En mi opinión, la mayoría de ellos aciertan cuando se definen como pertenecientes a esa clase social porque más allá de un nivel económico determinado, lo que hasta ahora la ha caracterizado es su mentalidad. Los padres de clase media educaban a sus hijos para que no cruzaran la calle si el semáforo estaba en rojo, les insistían en que cumpliendo las normas se sentía uno mejor consigo mismo y se llegaba más lejos en la vida y les decían que había que confiar en la eficacia de las instituciones sociales y en la capacidad de autocorrección del sistema. Su mundo era relativamente sencillo, porque la idea dominante era que si uno trabajaba duro y cumplía su parte, la vida le iba a ir bien. La clase media confiaba en los expertos, creía que una buena formación intelectual abría puertas y que la honradez y el trabajo eran las mejores cartas de presentación. Pensaba, además, que el progreso económico conseguiría que nuestro nivel de vida mejorase con el paso de los años y que nuestros hijos vivieran mejor que nosotros y guardaba la ilusión de que el sistema social les iba a proveer de un ámbito de libertad que les permitiría vivir como querían vivir. Cierto es que el discurso era una cosa y la realidad otra, pero eso no les desanimaba a la hora de insistir en esas ideas.

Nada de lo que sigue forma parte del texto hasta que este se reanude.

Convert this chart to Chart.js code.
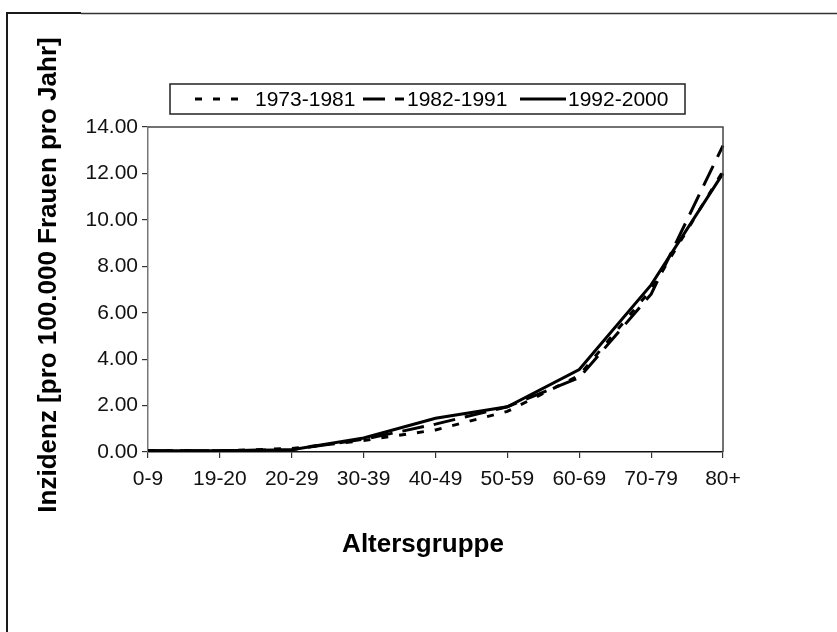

Sin embargo, nada de lo que me he ido encontrando ratifica en la actualidad esta visión del mundo. Quienes creían en ella, que eran mayoría, me hablaban de que cada vez les iba peor, de que tenían menos recursos y menos oportunidades y de que sus esperanzas de mejorar eran ya tan escasas como su confianza en el sistema. Señalaban a distintos responsables del deterioro político y económico, que habitualmente eran los políticos, pero eso no mejoraba mucho su situación. Para muchos de los expertos y de los financieros con los que conversé, sin embargo, la clase media se había convertido en el problema mismo: acostumbrada a vivir de los recursos estatales, nos habíamos acomodado y no habíamos sido capaces de reinventarnos en un mundo de cambio continuo. Nuestra fidelidad a formas de pensamientos aprendidas, nuestro deseo de seguridad y estabilidad, nuestra aversión al riesgo y nuestra insistencia en conservar las raíces nos habían convertido en un enorme freno a los cambios y a las reformas necesarias para seguir avanzando. Y si mirábamos a la izquierda, las cosas no mejoraban en absoluto, porque ser de clase media era para esa posición ideológica definitivamente lo peor: el retrato tipo era el de un varón blanco de mediana edad, racista, machista, clasista y fascista.
Ese creciente desprecio resultaba llamativo, porque la clase media fue el gran invento del siglo XX para estabilizar las sociedades occidentales, además de un resorte esencial para ganar la Guerra Fría. Que de repente se convirtiera en una carga en lugar de en una ventaja, como explicitaban los discursos más influyentes, implicaba una transformación radical, porque significaba que estábamos más ante un cambio de sistema que ante un simple reajuste producto de las nuevas necesidades.
Para averiguar en qué consistía este viraje social, me fijé especialmente en dos ámbitos. El económico y financiero fue el principal, porque ese ha sido el núcleo del que han emanado las ideas y los discursos que han provocado los cambios sociales de las últimas décadas, y en la producción cultural, porque en el último siglo señaló de una manera muy precisa y antes que cualquier otro campo social cuáles eran los temores, los deseos y las convicciones de la gente común. La cultura fue un instrumento de anticipación, por lo que parecía útil recurrir a él para entender qué estaba ocurriendo y hacia dónde podíamos ir en el futuro.
A través de ambos discursos, varias historias fueron dibujándose de una manera nítida. El final de la clase media y los motivos que la han vuelto prescindible (que nos han vuelto prescindibles) encierra también el triunfo definitivo del management , un éxito peculiar que se ha vuelto contra sus creadores, y ha acabado con la autonomía de gestores y directivos; el regreso del taylorismo, ahora aplicado a profesionales y expertos; el ascenso de un nuevo tipo de política y de empresa, donde el deseo y el hambre se han convertido en el motor del éxito; el sacrificio de las raíces y la prohibición de la estabilidad y seguridad; la aparición de nuevas creencias y de nuevas aspiraciones, a veces sorprendentes, en la clase media; o la conversión de algo que parecía opuesto al mundo productivo, como era la creación cultural, en el centro inspirador del nuevo capitalismo. Estas historias, entre otras muchas, se cruzan en un inicio de siglo en el que vivimos transformaciones aceleradas y donde muchas personas desorientadas y preocupadas por un futuro incierto se ven sometidas a inesperadas presiones económicas y a una creciente inestabilidad política. Un mundo nuevo asoma, y el libro pretende ofrecer, en ese contexto en el que se enfrentan sentimientos complejos, tentativas de explicación insuficientes y creencias demasiado rígidas, un mapa que tenga alguna utilidad para orientarnos en este arranque del siglo XXI . Se acercan años decisivos y la idea que mantengo es que cuanto más conocimiento tengamos de lo que nos está ocurriendo más fácil será que tomemos las decisiones correctas. Desde luego no es la visión más popular hoy, pero sí es en la que creo, y creo también que es hora de reivindicarla de manera radical.